Abattoir Blues
- First edition (Canada)
- Author: Peter Robinson
- Language: English
- Series: Inspector Alan Banks, #22
- Genre: Crime novel
- Publisher: Hodder & Stoughton (UK) McClelland & Stewart (Canada)
- Publication date: 2014
- Publication place: Canada
- Media type: Print (hardback, paperback)
- ISBN: 978-1-444-70496-9
- Preceded by: Children of the Revolution
- Followed by: When the Music's Over

= Abattoir Blues (novel) =

2014 crime novel by Peter Robinson

Abattoir Blues (American title: In the Dark Places) is the 22nd novel by Canadian detective fiction writer Peter Robinson in the Inspector Banks series set in Yorkshire.
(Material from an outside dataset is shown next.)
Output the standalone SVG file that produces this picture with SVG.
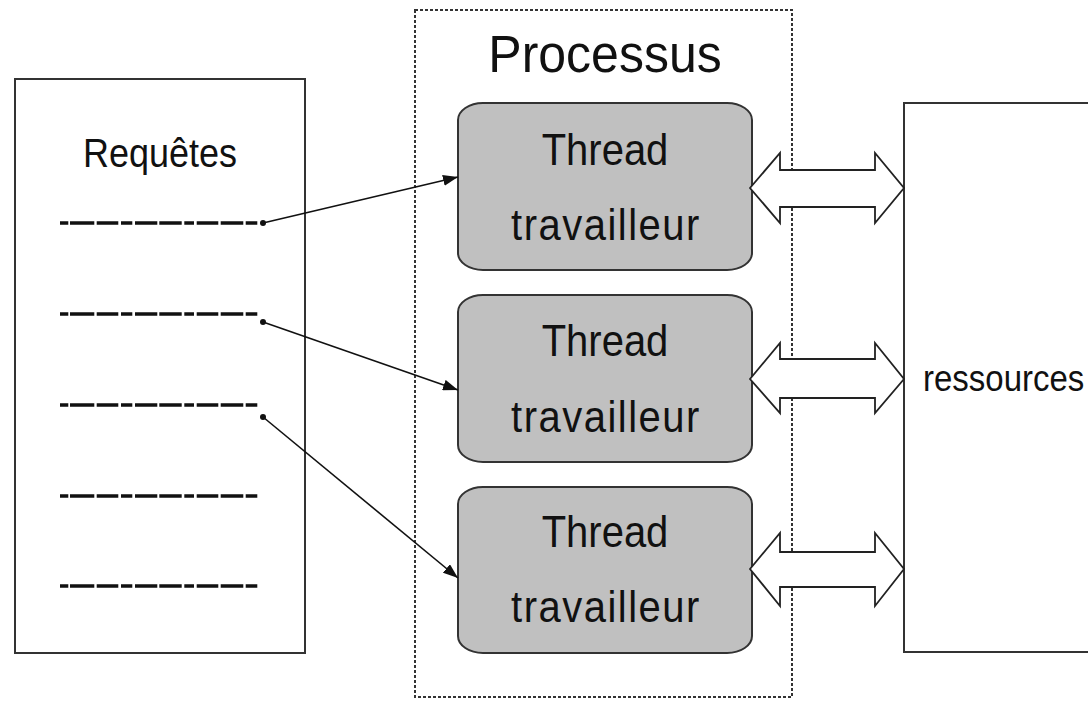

It was published in 2014.

==Plot==
DCI Banks has been on holiday in Umbria, Italy, meeting his girlfriend Oriana's family. He is due back on Tuesday but calls into work a day early.

Annie investigates "a bloody stolen tractor". The crime is linked to a human bloodstain found in a hangar at a disused wartime aerodrome, and ties into a local criminal ring run by the tractor owner who is an ex-city financier. Beddowes is a "hobby" farmer, not a "real" farmer according to the locals. When a lorry carrying corpses of fallen farm animals for incineration crashes off the isolated Belderfield Pass, amongst the animal remains there is a dismembered human body, probably that of a missing petty criminal from the criminal ring. Vegetarian DI Annie has to investigate the local (legitimate) abattoirs.

Richard "Dirty Dick" Burgess helps Banks out in London as "Operation Hawk" is targeting rural crime. After talking to Burgess who tells him that the London mastermind has "coughed" to save himself, Banks feels defeated. Banks finds an hours-old note from DS Winsome Jackman saying she is off to the isolated High Point Farm and wants backup. Banks rushes there and is told Winsome has hidden in the Swainsdale cave system, which she knows, as she is a keen potholer. She had found an illegal abattoir; the villain chases her but gets stuck in the caves and dies of hypothermia.